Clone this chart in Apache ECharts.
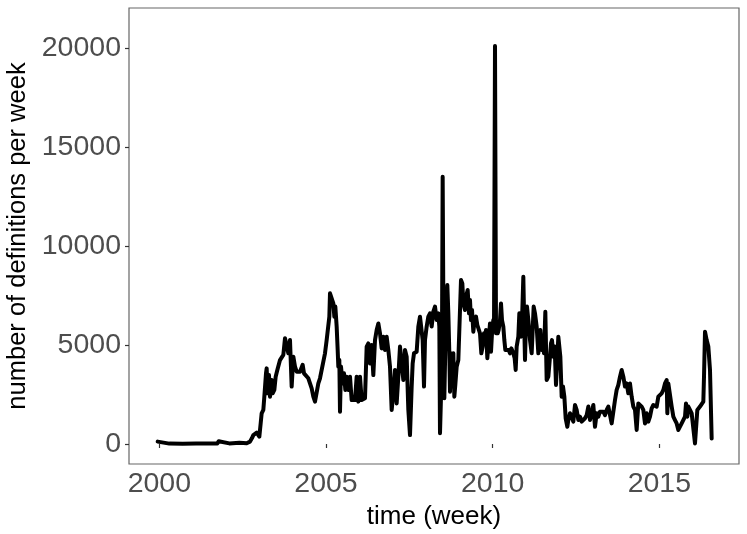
<!DOCTYPE html>
<html>
<head>
<meta charset="utf-8">
<script src="https://cdn.jsdelivr.net/npm/echarts@6/dist/echarts.min.js"></script>
<style>
html,body{margin:0;padding:0;background:#fff;}
#chart{width:747px;height:534px;}
</style>
</head>
<body>
<div id="chart"></div>
<script>
// time in decimal years (weekly series)
const years = [
1999.95,2000.00,2000.30,2000.70,2001.10,2001.50,2001.74,2001.78,2001.82,2002.10,
2002.40,2002.46,2002.52,2002.62,2002.72,2002.78,2002.82,2002.92,2003.00,2003.04,
2003.07,2003.12,2003.15,2003.20,2003.22,2003.25,2003.29,2003.32,2003.37,2003.40,
2003.45,2003.49,2003.54,2003.62,2003.72,2003.77,2003.82,2003.87,2003.92,2003.97,
2004.02,2004.07,2004.12,2004.17,2004.22,2004.30,2004.34,2004.40,2004.47,2004.52,
2004.57,2004.62,2004.67,2004.72,2004.77,2004.82,2004.87,2004.92,2004.97,2005.02,
2005.07,2005.10,2005.12,2005.17,2005.22,2005.25,2005.28,2005.32,2005.35,2005.37,
2005.40,2005.42,2005.45,2005.50,2005.54,2005.58,2005.62,2005.67,2005.72,2005.77,
2005.82,2005.87,2005.92,2005.97,2006.02,2006.07,2006.12,2006.17,2006.22,2006.27,
2006.32,2006.37,2006.42,2006.47,2006.52,2006.57,2006.62,2006.67,2006.72,2006.77,
2006.82,2006.87,2006.92,2006.97,2007.02,2007.07,2007.12,2007.17,2007.22,2007.27,
2007.32,2007.37,2007.42,2007.47,2007.52,2007.57,2007.60,2007.64,2007.72,2007.77,
2007.82,2007.87,2007.90,2007.94,2007.97,2008.02,2008.07,2008.12,2008.17,2008.22,
2008.27,2008.32,2008.37,2008.40,2008.42,2008.45,2008.48,2008.50,2008.53,2008.55,
2008.59,2008.64,2008.67,2008.70,2008.72,2008.75,2008.78,2008.82,2008.85,2008.88,
2008.92,2008.97,2009.02,2009.05,2009.09,2009.12,2009.17,2009.20,2009.25,2009.29,
2009.32,2009.35,2009.38,2009.42,2009.46,2009.50,2009.54,2009.58,2009.62,2009.66,
2009.70,2009.74,2009.77,2009.80,2009.84,2009.88,2009.92,2009.95,2009.98,2010.02,
2010.04,2010.07,2010.10,2010.12,2010.15,2010.18,2010.22,2010.25,2010.28,2010.32,
2010.35,2010.38,2010.44,2010.48,2010.52,2010.56,2010.62,2010.66,2010.69,2010.72,
2010.77,2010.80,2010.85,2010.89,2010.92,2010.95,2010.97,2011.00,2011.03,2011.07,
2011.12,2011.17,2011.20,2011.23,2011.27,2011.32,2011.37,2011.40,2011.43,2011.47,
2011.51,2011.54,2011.58,2011.62,2011.67,2011.72,2011.75,2011.78,2011.82,2011.86,
2011.90,2011.94,2011.97,2012.00,2012.03,2012.07,2012.11,2012.15,2012.19,2012.24,
2012.27,2012.32,2012.37,2012.42,2012.47,2012.52,2012.57,2012.62,2012.67,2012.72,
2012.77,2012.82,2012.87,2012.92,2012.97,2013.02,2013.07,2013.12,2013.17,2013.22,
2013.27,2013.32,2013.37,2013.42,2013.47,2013.52,2013.57,2013.62,2013.67,2013.72,
2013.77,2013.82,2013.87,2013.92,2013.97,2014.02,2014.07,2014.12,2014.17,2014.22,
2014.27,2014.32,2014.37,2014.42,2014.47,2014.52,2014.57,2014.62,2014.67,2014.72,
2014.77,2014.82,2014.87,2014.92,2014.97,2015.02,2015.07,2015.12,2015.17,2015.22,
2015.24,2015.27,2015.32,2015.37,2015.42,2015.47,2015.52,2015.57,2015.62,2015.67,
2015.72,2015.77,2015.80,2015.84,2015.87,2015.92,2015.97,2016.02,2016.07,2016.10,
2016.14,2016.17,2016.22,2016.27,2016.32,2016.34,2016.37,2016.42,2016.47,2016.52,
2016.57
];
// number of definitions per week
const counts = [
120,40,20,15,20,25,30,140,40,30,
60,130,50,40,120,300,450,570,370,1040,
1550,1720,2390,3570,3820,2560,3480,2390,3230,2560,
2730,3400,3740,4240,4500,5340,5250,4580,5250,2900,
4410,3910,3650,3570,3650,4000,3570,3480,3320,3060,
2810,2390,2140,2140,3060,3320,3400,4160,4580,5250,
5340,6430,7610,7530,7100,6430,6940,5930,4750,3910,
4240,1630,3910,3060,3570,2730,3400,2730,3400,2220,
2220,2220,3400,2140,3400,2220,2140,2310,4920,5080,
4070,5000,3480,5250,5760,6090,5590,4830,5420,4750,
5420,4750,3910,1720,2560,3740,2050,3400,4920,5000,
3230,4750,4410,1720,450,2900,4070,4580,4660,5930,
6430,6510,5250,2900,5250,5930,6430,6600,5930,6680,
6940,6260,6600,5930,540,2390,5420,13500,4070,2310,
5760,8030,6600,4580,2640,4580,2900,4580,2390,3000,
3900,4240,6770,8280,8110,7100,6770,7440,7780,6600,
7270,6260,6770,5670,6260,6430,6010,6010,5590,4580,
4920,5590,5250,5760,4330,5250,6090,4660,5590,6260,
5930,20100,5590,6180,5590,5760,6260,7100,6260,5930,
5250,4750,4660,4750,4580,4830,4580,4330,3740,4920,
5420,6600,5420,6770,8450,5760,4240,6260,6940,6260,
5250,4580,4580,6940,6600,5930,4580,5590,5760,4750,
5080,4580,6680,3230,3400,4410,5080,5250,4410,4920,
2980,3060,5420,4920,4410,2390,2900,2400,1300,870,
1210,1550,1550,1130,1970,1720,1210,1380,1130,1210,
1300,1460,1890,1210,1550,1970,870,1550,1380,1630,
1550,1630,1460,1720,1890,1890,1040,960,2220,2730,
2980,3400,3740,3400,2900,3060,2560,3060,2390,1890,
1720,710,2050,1970,1890,1720,1040,1550,1130,1380,
1800,1970,2050,1890,2390,2310,2560,2730,3060,3230,
1550,3060,3150,1890,1380,1210,1040,710,620,1040,
1130,1380,2050,1380,1890,1720,1550,1550,30,0,
1720,1630,1890,1970,2140,3400,5670,5250,4920,3740,
280
];
const xTicks = [2000, 2005, 2010, 2015];
const yTicks = [0, 5000, 10000, 15000, 20000];

const seriesData = years.map((y, i) => [y, counts[i]]);

const chart = echarts.init(document.getElementById('chart'), null, {renderer: 'canvas'});
const font = '"Liberation Sans", Arial, Helvetica, sans-serif';
chart.setOption({
  animation: false,
  backgroundColor: '#ffffff',
  grid: {
    left: 129, right: 8, top: 8, bottom: 70,
    outerBoundsMode: 'none',
    containLabel: false,
    show: true, borderColor: '#666666', borderWidth: 1.2, backgroundColor: '#ffffff'
  },
  xAxis: {
    type: 'value',
    min: 1999.09, max: 2017.39,
    splitLine: {show: false},
    axisLine: {show: false},
    axisTick: {show: true, customValues: xTicks, length: 4, lineStyle: {color: '#333333', width: 1.2}},
    axisLabel: {customValues: xTicks, color: '#4d4d4d', fontSize: 28.5, fontFamily: font, margin: 6,
      formatter: v => String(v)},
    name: 'time (week)',
    nameLocation: 'middle',
    nameGap: 38,
    nameTextStyle: {color: '#000000', fontSize: 26, fontFamily: font, verticalAlign: 'top'}
  },
  yAxis: {
    type: 'value',
    min: -1010, max: 22020,
    splitLine: {show: false},
    axisLine: {show: false},
    axisTick: {show: true, customValues: yTicks, length: 4, lineStyle: {color: '#333333', width: 1.2}},
    axisLabel: {customValues: yTicks, color: '#4d4d4d', fontSize: 28.5, fontFamily: font, margin: 8,
      formatter: v => String(v)},
    name: 'number of definitions per week',
    nameLocation: 'middle',
    nameRotate: 90,
    nameGap: 96,
    nameTextStyle: {color: '#000000', fontSize: 25.5, fontFamily: font}
  },
  series: [{
    type: 'line',
    data: seriesData,
    showSymbol: false,
    symbol: 'none',
    lineStyle: {color: '#000000', width: 4, join: 'round', cap: 'round'},
    clip: true
  }]
});
</script>
</body>
</html>
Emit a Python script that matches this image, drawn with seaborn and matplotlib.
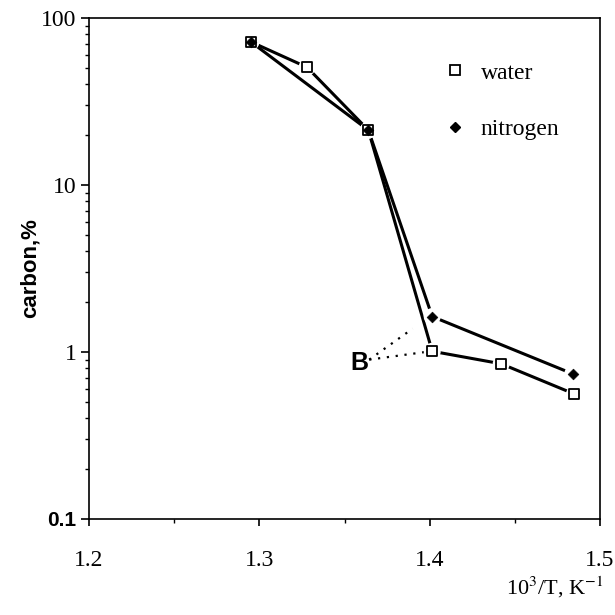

Stated problem: In the entries above, how many lines contain the word "this"? Answer with the number only.

The response: 2